Tafsir Orientalis Terhadap Otentitas Al-Qur’an
Doc. Internet |
Awal munculnya orientalis di dalam tubuh Islam tak lepas dari adanya ekspansi wilayah yang dilancarkan para khalifah muslim pada abad 9-18 M ke daerah Eropa. Namun, tidak ada yang dapat melacak secara pasti kapan dan dimana tepatnya orientalis ini muncul dan merengsek ke dalam tubuh-tubuh Islam. Pendapat-pendapat yang menyertai pengertian orientalis pertama kali dibukukan oleh Edward W. Said yang mana Said membahas secara komprehensif mengenai pengertian serta saduran term orientalis dalam bukunya Orientalism: Wetern Conceptions of the Orient. Dalam bukunya, Said mengatakan bahwa orientalis merupakan siapa saja orang yang mengajar, belajar, menulis maupun mengadakan penelitian tentang dunia timur.

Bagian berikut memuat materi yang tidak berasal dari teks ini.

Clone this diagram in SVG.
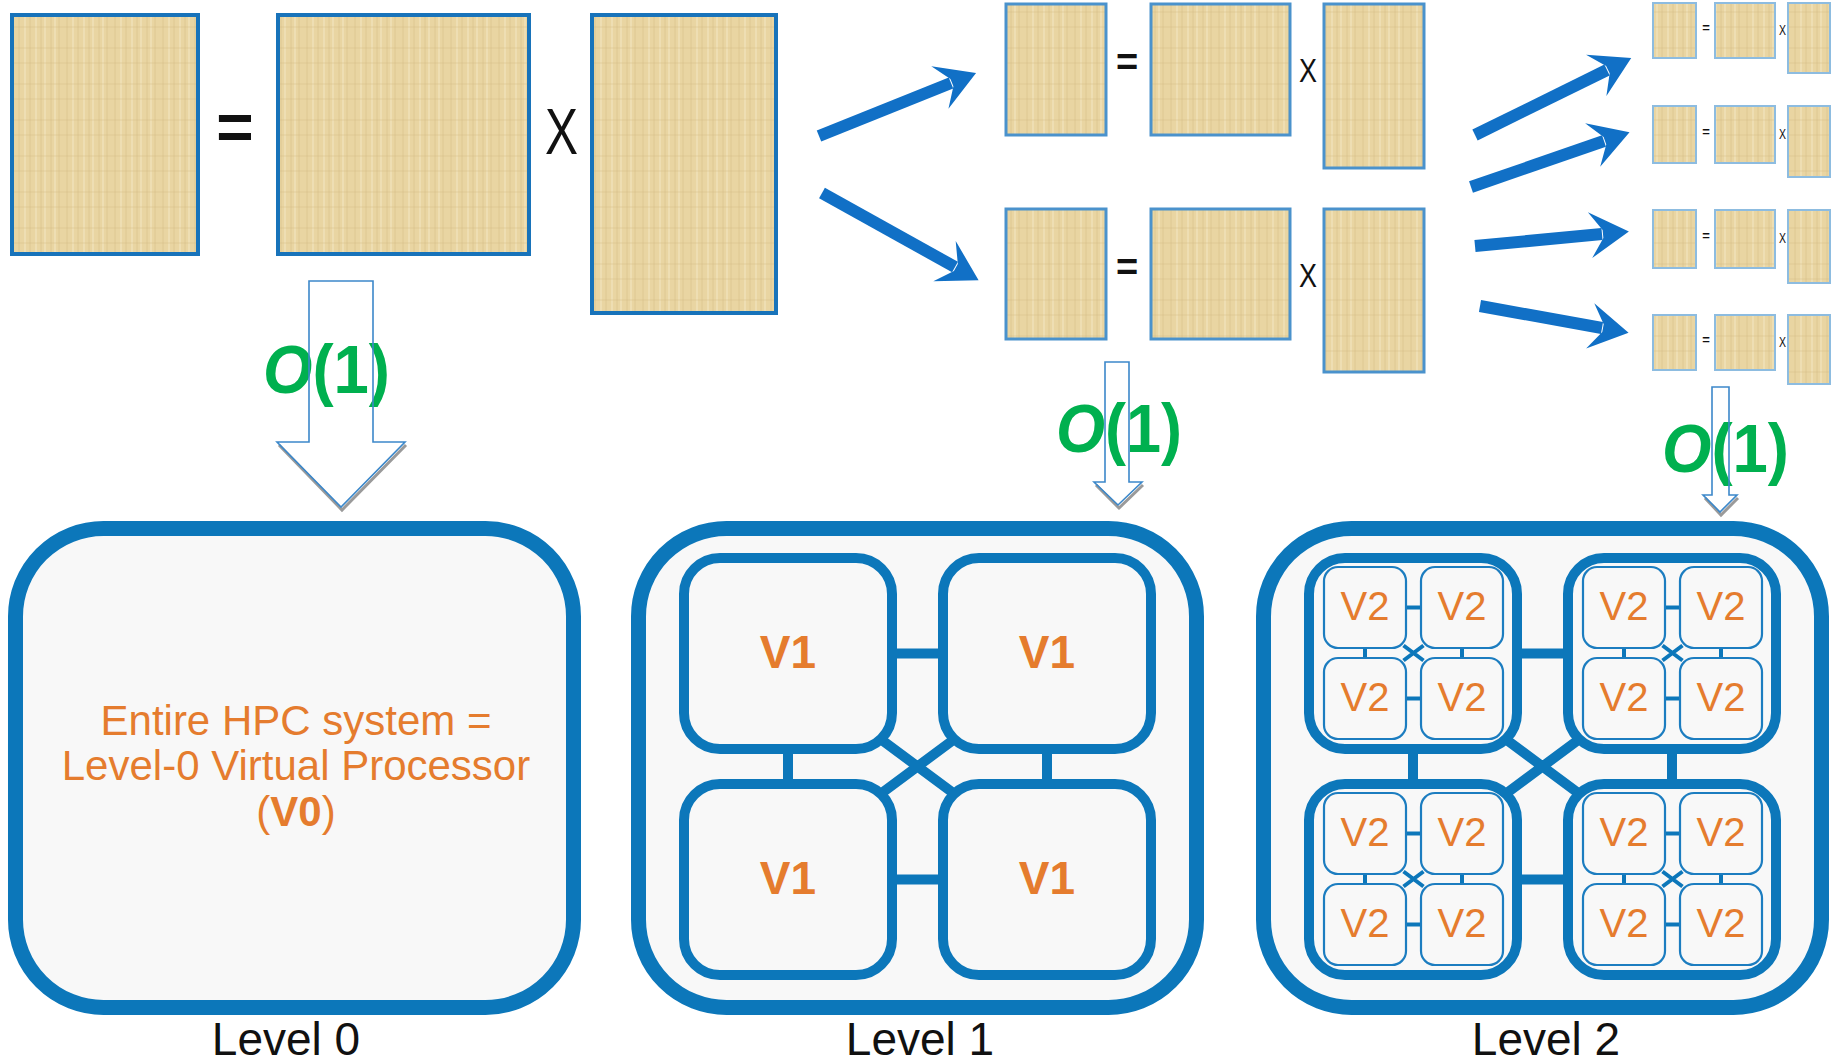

Sedangkan orientalisme adalah suatu
kerangka berfikir yang menempatkan dunia menjadi dua bagian yakni timur dan
barat. Pembagian ini sebagai pranata awal dari pembentukan paradigma-paradigma
akademis mengenai sitem sosial budaya untuk memposisikannya sebagai serangan
ataupun patner. Dalam catatan awal munculnya paradigm ini adalah jebolan dari
kaum barat yang memiliki misi mendominasi panggung politis dan menegakkan
kekuasaan imprealis di daerah timur.
Kajian yang dilakukan oleh para orientalis tidak hanya berkutat pada satu aspek saja. Hampir semua bidang diisi dalam kajian-kajian orientalis.Hal ini mengidentifikasikan bentuk ketertarikan yang sangat besar orientalis terhadap timur. Dan yang perlu kita cerna adalah bidikan utama kajian orientalis adalah Islam.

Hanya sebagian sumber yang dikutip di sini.